UPDATES WITH DEPARTURE OF CHINESE PRESIDENT FOR US, CHANGES HEADLINE, DECK, LEDE
By Riyaz ul Khaliq
ISTANBUL (AA) — China’s President Xi Jinping on Tuesday embarked on a four-day official trip to the US under the shadow of the conflict in Gaza, the besieged Palestinian enclave.
Xi’s trip is first in his precedent-breaking third term as president and maiden visit since 2015 when he had visited the US for first time in his first term as the head of Chinese government.
The Chinese leader will meet his US counterpart Joe Biden for a summit in San Francisco, their second since they met in Indonesia last year, as Beijing and Washington move to stabilize the world’s most consequential bilateral relations.
San Francisco was his first stop when Xi made his debut trip to the US in 1985. He was then the county leader of Zhengding in China’s northern province of Hebei.
Washington is expected to press Beijing in resuming high-level military dialogue, which China suspended in August last year.
Ahead of the Xi-Biden meeting on Wednesday, Beijing said about Israel’s war on Gaza: “The ongoing Palestinian-Israeli conflict continues to grip the world’s attention. China stands on the side of equity and justice.”
During his US tour between Tuesday and Friday, the Chinese president will also attend the 30th Asia-Pacific Economic Cooperation summit.
“We have been in close contact with relevant parties and committed to de-escalation and protection of civilians. We hope that the US will follow an objective and just stance and play a constructive role in halting the conflict,” Mao Ning, spokeswoman for China’s Foreign Ministry, told reporters in Beijing.
On Washington’s tune that the US and China were competitors, Mao chose to disagree.
“China views and handles its relations with the US in accordance with the three principles of mutual respect, peaceful coexistence and win-win cooperation,” she said in response to the question that the US was looking toward “managing the competition, preventing the downside risk of conflict, and ensuring channels of communication are open.”
“Major-country competition runs counter to the trend of our times and provides no answer to the problems in the US or the challenges in our world. China does not fear competition, but we do not agree that China-US relations should be defined by competition,” Mao insisted.

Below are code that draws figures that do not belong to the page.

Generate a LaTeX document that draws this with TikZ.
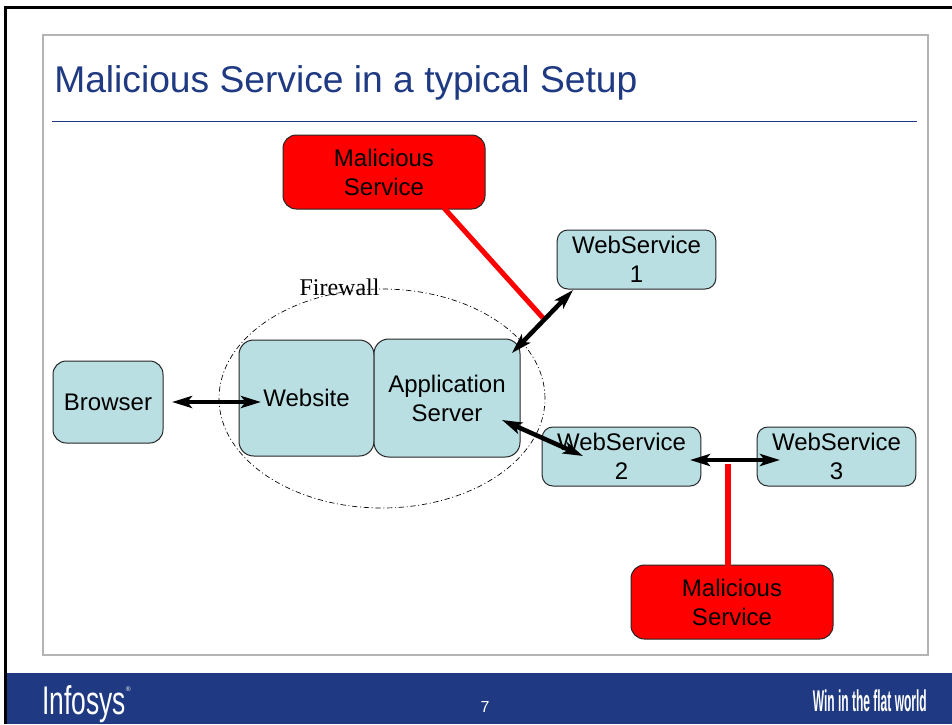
\documentclass[tikz,border=0pt]{standalone}
\usepackage{fontspec}
\setmainfont{Liberation Sans}
\newfontfamily\serifface{Liberation Serif}
\usetikzlibrary{arrows.meta,shapes.geometric}
\definecolor{boxteal}{HTML}{B9DFE3}
\definecolor{navy}{HTML}{1F3A82}
\definecolor{framegrey}{HTML}{B4B4B4}
\tikzset{
  box/.style={draw=black!85, line width=0.75pt, fill=boxteal, rounded corners=11pt, align=center, font=\fontsize{18}{21.7}\selectfont, inner sep=0pt, text=black, minimum width=#1},
  wsbox/.style={box=119pt, minimum height=44.25pt, rounded corners=8pt},
  badbox/.style={box=151.5pt, minimum height=55.5pt, fill=red, rounded corners=10pt},
  link/.style={line width=3.4pt, {Stealth[length=15pt,width=9pt,inset=3.5pt]}-{Stealth[length=15pt,width=9pt,inset=3.5pt]}},
  redlink/.style={draw=red, line width=3.8pt},
  footertext/.style={text=white, inner sep=0pt}
}
\begin{document}
\begin{tikzpicture}[x=0.75pt,y=-0.75pt]
\useasboundingbox (0,0) rectangle (952,724);
\fill[white] (0,0) rectangle (952,724);
% frame
\fill[black] (4,6) rectangle (952,9);
\fill[black] (4,6) rectangle (7,724);
\fill[navy] (7,673) rectangle (952,724);
\draw[framegrey, line width=1.5pt] (43,35) rectangle (928,655);
% title
\node[anchor=base west, inner sep=0pt, text=navy, font=\fontsize{27.9}{32}\selectfont] (title) at (54,93) {Malicious Service in a typical Setup};
\coordinate (ruleL) at (52,121);
\coordinate (ruleR) at (917,121);
\draw[navy, line width=0.7pt] (ruleL) -- (ruleR);
% firewall
\node[draw=black, line width=0.5pt, dash pattern=on 4pt off 2pt on 0.75pt off 2pt, ellipse, inner sep=0pt, minimum width=244.5pt, minimum height=164.25pt] (firewall) at (382,398.5) {};
\node[inner sep=0pt, font=\serifface\fontsize{18}{21}\selectfont] (fwlabel) at (339.5,287) {Firewall};
% boxes
\node[box=101.25pt, minimum height=87pt] (website) at (306.5,398) {Website};
\node[box=109.5pt, minimum height=88.5pt] (app) at (447,398) {Application\\Server};
\node[box=82.5pt, minimum height=61.5pt, rounded corners=10pt] (browser) at (108,402) {Browser};
\node[wsbox] (ws1) at (636.5,259.5) {WebService\\1};
\node[wsbox] (ws2) at (621.5,456.5) {WebService\\2};
\node[wsbox] (ws3) at (836.5,456.5) {WebService\\3};
\node[badbox] (mal1) at (384,172) {Malicious\\Service};
\node[badbox] (mal2) at (732,602) {Malicious\\Service};
% connector ends
\coordinate (redA) at (543,318);
\coordinate (redB) at (728,464);
\coordinate (brEnd) at (172,402);
\coordinate (webEnd) at (261,402);
\coordinate (appNE) at (512,353);
\coordinate (ws1End) at (573,290);
\coordinate (appSE) at (502,420);
\coordinate (ws2End) at (583,456);
\coordinate (ws2R) at (690,460);
\coordinate (ws3L) at (780,460);
\coordinate (mal1Foot) at (444,208);
\coordinate (mal2Top) at (728,566);
% connectors
\draw[redlink] (mal1Foot) -- (redA);
\draw[redlink] (mal2Top) -- (redB);
\draw[link] (brEnd) -- (webEnd);
\draw[link] (appNE) -- (ws1End);
\draw[link] (appSE) -- (ws2End);
\draw[link] (ws2R) -- (ws3L);
% footer
\node[footertext, anchor=base west, font=\fontsize{30}{34}\selectfont] (logo) at (42,714) {\scalebox{0.66}[1]{Infosys}\raisebox{17pt}{\fontsize{5}{6}\selectfont ®}};
\node[footertext, anchor=base, font=\fontsize{12}{14}\selectfont] (pageno) at (485,712) {7};
\node[footertext, anchor=base east, font=\bfseries\fontsize{22.5}{26}\selectfont] (slogan) at (927,711) {\scalebox{0.40}[1]{Win in the flat world}};
\end{tikzpicture}
\end{document}
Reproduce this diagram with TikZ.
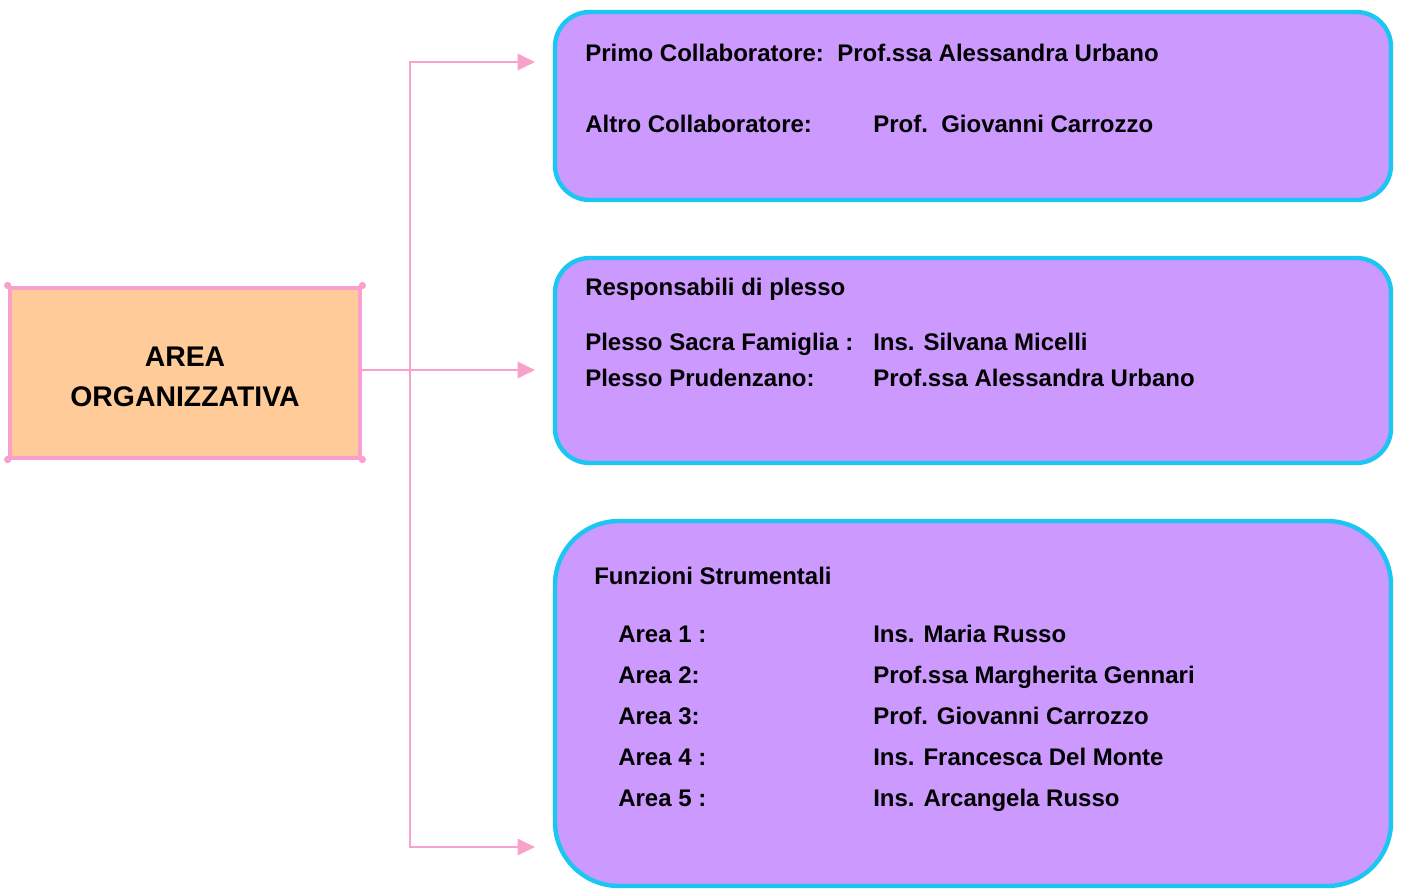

Urging Washington to respect China’s concerns and legitimate right to development, she said Xi and Biden “will have in-depth communication on issues of strategic, overarching and fundamental importance in shaping China-US relations and major issues concerning world peace and development.”
“To seek to remodel other countries in one’s own image is wishful thinking in the first place and typical hegemonism which is going nowhere. China doesn’t seek to change the US, nor should the US seek to shape or change China,” she said, pointing out that successive US administrations had made “clear commitments” on Taiwan.
“The US needs to honor its commitment to one China and oppose ‘Taiwan independence’ with concrete actions,” she said.
On the disputed South China Sea, Mao said: “China will neither take any inch of territory that is not ours, nor give up any inch of territory that belongs to us.”
“The US needs to stop creating pretexts and interfering in the disputes between China and relevant countries over territorial and maritime rights and interests, still less contain and encircle China by exploiting those issues,” she added.